PARK CITY, Utah – Criticism of Russia's anti-gay law by U.S. athletes, such as Bode Miller's scathing remarks on Monday, is not being squelched by the United States Olympic Committee.

"I want to make it very clear that we have not asked our athletes not to speak up," USOC CEO Scott Blackmun said Tuesday at the Team USA Media Summit.

On Monday, Miller told reporters "it's absolutely embarrassing that there's countries and there's people who are that intolerant and that ignorant," referring to Russian legislation passed in June that many critics believe limits gay rights.

Blackmun said that while they won't ask athletes to muzzle themselves, they are "making sure our athletes are aware of the law and aware of the possibility of the consequences.
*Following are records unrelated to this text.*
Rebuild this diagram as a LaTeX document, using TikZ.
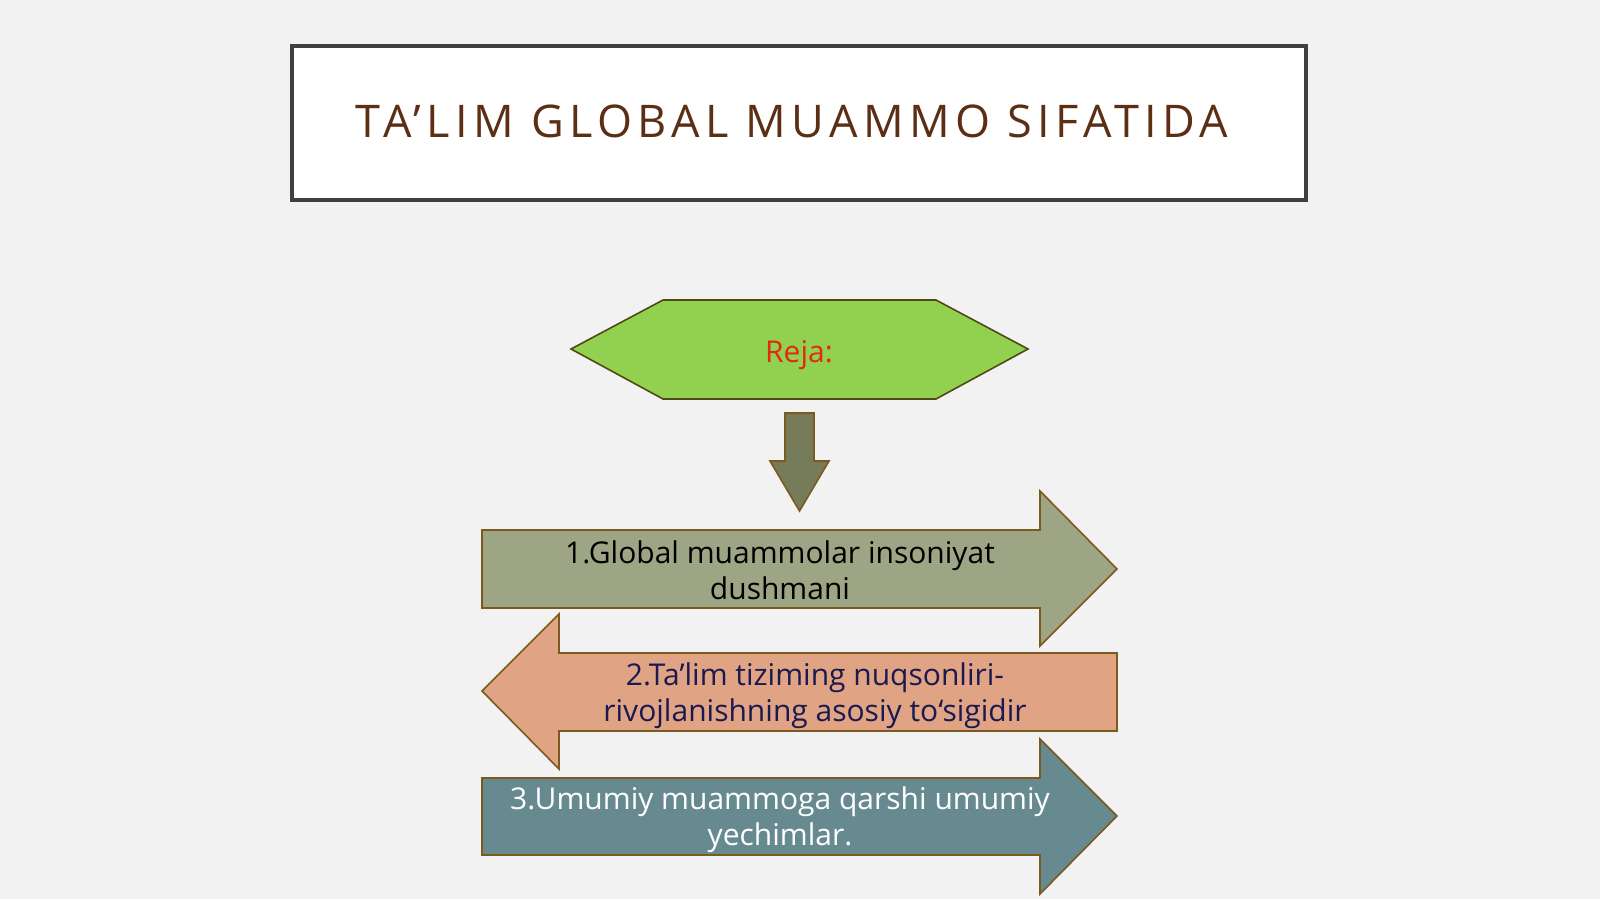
\documentclass[tikz,border=0pt]{standalone}
\usepackage{fontspec}
\setmainfont{Open Sans}
\newfontfamily\titlefont[LetterSpace=12]{Open Sans}
\definecolor{bgc}{HTML}{F2F2F2}
\definecolor{tborder}{HTML}{404040}
\definecolor{tbrown}{HTML}{5C2E14}
\definecolor{hexfill}{HTML}{92D050}
\definecolor{hexline}{HTML}{4F4A14}
\definecolor{rejared}{HTML}{E02B12}
\definecolor{downfill}{HTML}{767C5A}
\definecolor{shapeline}{HTML}{7A5A1E}
\definecolor{aonefill}{HTML}{9DA584}
\definecolor{atwofill}{HTML}{E0A383}
\definecolor{athreefill}{HTML}{678A91}
\definecolor{navy}{HTML}{1A1A50}
\tikzset{
  shapebox/.style={draw=shapeline, line width=0.8pt, line join=miter},
  bodytext/.style={font=\fontsize{15}{18}\selectfont, align=center, inner sep=0pt},
}
\begin{document}
\begin{tikzpicture}[x=0.5pt,y=-0.5pt]
\fill[bgc] (0,0) rectangle (1600,899);
\useasboundingbox (0,0) rectangle (1600,899);
% title
\draw[line width=2pt, draw=tborder, fill=white] (292,46) rectangle (1306,200);
\node[font=\titlefont\fontsize{22.5}{26}\selectfont, text=tbrown, inner sep=0pt] (title) at (792,121) {TA’LIM GLOBAL MUAMMO SIFATIDA};
% hexagon
\draw[draw=hexline, line width=0.8pt, fill=hexfill] (571,349) -- (663,300) -- (936,300) -- (1028,349) -- (936,399) -- (663,399) -- cycle;
\node[font=\fontsize{15}{18}\selectfont, text=rejared, anchor=base, inner sep=0pt] (reja) at (799,362) {Reja:};
% down arrow
\draw[shapebox, fill=downfill] (785,413) -- (814,413) -- (814,461) -- (829,461) -- (799.5,511) -- (770,461) -- (785,461) -- cycle;
% arrow 1
\draw[shapebox, fill=aonefill] (482,530) -- (1040,530) -- (1040,491) -- (1117,569) -- (1040,646) -- (1040,608) -- (482,608) -- cycle;
\node[bodytext, text=black] (one) at (780,570) {1.Global muammolar insoniyat\\dushmani};
% arrow 2
\draw[shapebox, fill=atwofill] (1117,653) -- (559,653) -- (559,614) -- (482,691) -- (559,769) -- (559,731) -- (1117,731) -- cycle;
\node[bodytext, text=navy] (two) at (815,696) {2.Ta’lim tiziming nuqsonliri-\\rivojlanishning asosiy to‘sigidir};
% arrow 3
\draw[shapebox, fill=athreefill] (482,778) -- (1040,778) -- (1040,739) -- (1117,816) -- (1040,894) -- (1040,855) -- (482,855) -- cycle;
\node[bodytext, text=white] (three) at (780,820) {3.Umumiy muammoga qarshi umumiy\\yechimlar.};
\end{tikzpicture}
\end{document}
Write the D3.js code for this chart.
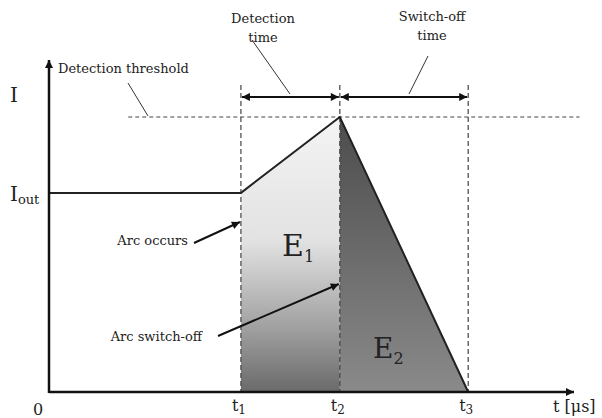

Because it's our job, first and foremost, to keep them safe while they're in Russia."

So what would happen to an Olympic athlete if he or she decides to publicly denounce Russia's anti-gay law during the Sochi Games? The USOC doesn't know.

Blackmun said the USOC is "actively" trying to gain clarity on what action would be taken by the Russians if Miller or any other U.S. athlete speaks out. On Monday, Miller called Russia's anti-gay law "embarrassing" and "ignorant."

USOC chairman Larry Probst reiterated the USOC's position against a potential boycott of the Winter Games – "I think that is a non-issue at this point," he said – but the USOC might look to influence from within the Olympic movement, perhaps even advocating a change in the Olympic charter to include sexual orientation as part of its discrimination policy.